__THE EXERCISE__
Every line below is to be copied exactly, with the pictures left out.

Start DATA LINES

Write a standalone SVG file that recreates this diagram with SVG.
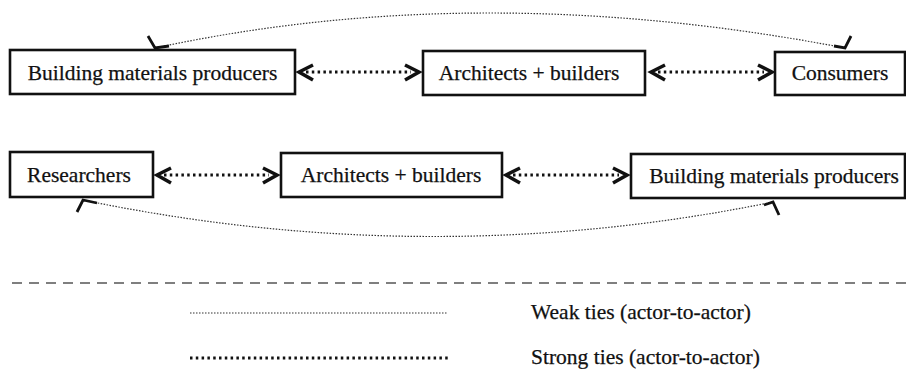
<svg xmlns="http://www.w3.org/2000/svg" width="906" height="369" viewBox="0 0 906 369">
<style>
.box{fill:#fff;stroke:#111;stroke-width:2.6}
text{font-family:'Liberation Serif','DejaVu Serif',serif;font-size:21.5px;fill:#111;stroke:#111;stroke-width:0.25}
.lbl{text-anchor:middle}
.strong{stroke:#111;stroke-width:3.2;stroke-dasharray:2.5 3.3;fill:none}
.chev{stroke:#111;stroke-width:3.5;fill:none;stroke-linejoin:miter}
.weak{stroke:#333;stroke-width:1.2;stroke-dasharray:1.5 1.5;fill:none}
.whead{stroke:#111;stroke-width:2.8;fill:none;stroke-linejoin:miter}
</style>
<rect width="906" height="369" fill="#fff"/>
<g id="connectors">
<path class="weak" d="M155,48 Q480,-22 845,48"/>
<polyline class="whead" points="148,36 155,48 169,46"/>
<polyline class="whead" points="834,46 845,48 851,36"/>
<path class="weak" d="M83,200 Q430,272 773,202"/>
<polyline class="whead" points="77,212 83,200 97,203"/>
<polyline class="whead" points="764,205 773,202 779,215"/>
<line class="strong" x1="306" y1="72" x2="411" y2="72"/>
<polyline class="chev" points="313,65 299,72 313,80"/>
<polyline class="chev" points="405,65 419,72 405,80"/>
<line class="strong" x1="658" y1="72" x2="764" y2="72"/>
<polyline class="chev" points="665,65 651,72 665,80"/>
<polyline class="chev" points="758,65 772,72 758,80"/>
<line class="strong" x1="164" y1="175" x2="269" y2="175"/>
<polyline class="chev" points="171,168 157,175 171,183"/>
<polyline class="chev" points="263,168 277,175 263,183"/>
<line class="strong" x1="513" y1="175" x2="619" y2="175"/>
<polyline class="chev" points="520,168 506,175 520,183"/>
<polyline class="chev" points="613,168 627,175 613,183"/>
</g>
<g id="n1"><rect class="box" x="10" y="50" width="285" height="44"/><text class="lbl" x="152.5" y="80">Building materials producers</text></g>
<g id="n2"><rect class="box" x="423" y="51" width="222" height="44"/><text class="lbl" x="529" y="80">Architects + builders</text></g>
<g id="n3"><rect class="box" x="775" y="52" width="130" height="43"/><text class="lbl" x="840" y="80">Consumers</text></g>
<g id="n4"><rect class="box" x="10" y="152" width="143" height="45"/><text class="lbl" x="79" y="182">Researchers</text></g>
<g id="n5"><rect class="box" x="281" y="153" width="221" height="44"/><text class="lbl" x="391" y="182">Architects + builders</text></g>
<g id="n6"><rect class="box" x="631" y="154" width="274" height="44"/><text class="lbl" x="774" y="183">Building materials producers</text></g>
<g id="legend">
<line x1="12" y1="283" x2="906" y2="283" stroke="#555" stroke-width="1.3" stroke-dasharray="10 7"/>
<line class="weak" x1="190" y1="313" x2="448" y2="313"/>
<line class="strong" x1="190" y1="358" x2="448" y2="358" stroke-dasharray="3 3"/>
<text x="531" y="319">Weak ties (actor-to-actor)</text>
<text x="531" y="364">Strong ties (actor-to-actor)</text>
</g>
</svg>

End DATA LINES

__FULL RESPONSE__
Write a standalone SVG file that recreates this diagram with SVG.
<svg xmlns="http://www.w3.org/2000/svg" width="906" height="369" viewBox="0 0 906 369">
<style>
.box{fill:#fff;stroke:#111;stroke-width:2.6}
text{font-family:'Liberation Serif','DejaVu Serif',serif;font-size:21.5px;fill:#111;stroke:#111;stroke-width:0.25}
.lbl{text-anchor:middle}
.strong{stroke:#111;stroke-width:3.2;stroke-dasharray:2.5 3.3;fill:none}
.chev{stroke:#111;stroke-width:3.5;fill:none;stroke-linejoin:miter}
.weak{stroke:#333;stroke-width:1.2;stroke-dasharray:1.5 1.5;fill:none}
.whead{stroke:#111;stroke-width:2.8;fill:none;stroke-linejoin:miter}
</style>
<rect width="906" height="369" fill="#fff"/>
<g id="connectors">
<path class="weak" d="M155,48 Q480,-22 845,48"/>
<polyline class="whead" points="148,36 155,48 169,46"/>
<polyline class="whead" points="834,46 845,48 851,36"/>
<path class="weak" d="M83,200 Q430,272 773,202"/>
<polyline class="whead" points="77,212 83,200 97,203"/>
<polyline class="whead" points="764,205 773,202 779,215"/>
<line class="strong" x1="306" y1="72" x2="411" y2="72"/>
<polyline class="chev" points="313,65 299,72 313,80"/>
<polyline class="chev" points="405,65 419,72 405,80"/>
<line class="strong" x1="658" y1="72" x2="764" y2="72"/>
<polyline class="chev" points="665,65 651,72 665,80"/>
<polyline class="chev" points="758,65 772,72 758,80"/>
<line class="strong" x1="164" y1="175" x2="269" y2="175"/>
<polyline class="chev" points="171,168 157,175 171,183"/>
<polyline class="chev" points="263,168 277,175 263,183"/>
<line class="strong" x1="513" y1="175" x2="619" y2="175"/>
<polyline class="chev" points="520,168 506,175 520,183"/>
<polyline class="chev" points="613,168 627,175 613,183"/>
</g>
<g id="n1"><rect class="box" x="10" y="50" width="285" height="44"/><text class="lbl" x="152.5" y="80">Building materials producers</text></g>
<g id="n2"><rect class="box" x="423" y="51" width="222" height="44"/><text class="lbl" x="529" y="80">Architects + builders</text></g>
<g id="n3"><rect class="box" x="775" y="52" width="130" height="43"/><text class="lbl" x="840" y="80">Consumers</text></g>
<g id="n4"><rect class="box" x="10" y="152" width="143" height="45"/><text class="lbl" x="79" y="182">Researchers</text></g>
<g id="n5"><rect class="box" x="281" y="153" width="221" height="44"/><text class="lbl" x="391" y="182">Architects + builders</text></g>
<g id="n6"><rect class="box" x="631" y="154" width="274" height="44"/><text class="lbl" x="774" y="183">Building materials producers</text></g>
<g id="legend">
<line x1="12" y1="283" x2="906" y2="283" stroke="#555" stroke-width="1.3" stroke-dasharray="10 7"/>
<line class="weak" x1="190" y1="313" x2="448" y2="313"/>
<line class="strong" x1="190" y1="358" x2="448" y2="358" stroke-dasharray="3 3"/>
<text x="531" y="319">Weak ties (actor-to-actor)</text>
<text x="531" y="364">Strong ties (actor-to-actor)</text>
</g>
</svg>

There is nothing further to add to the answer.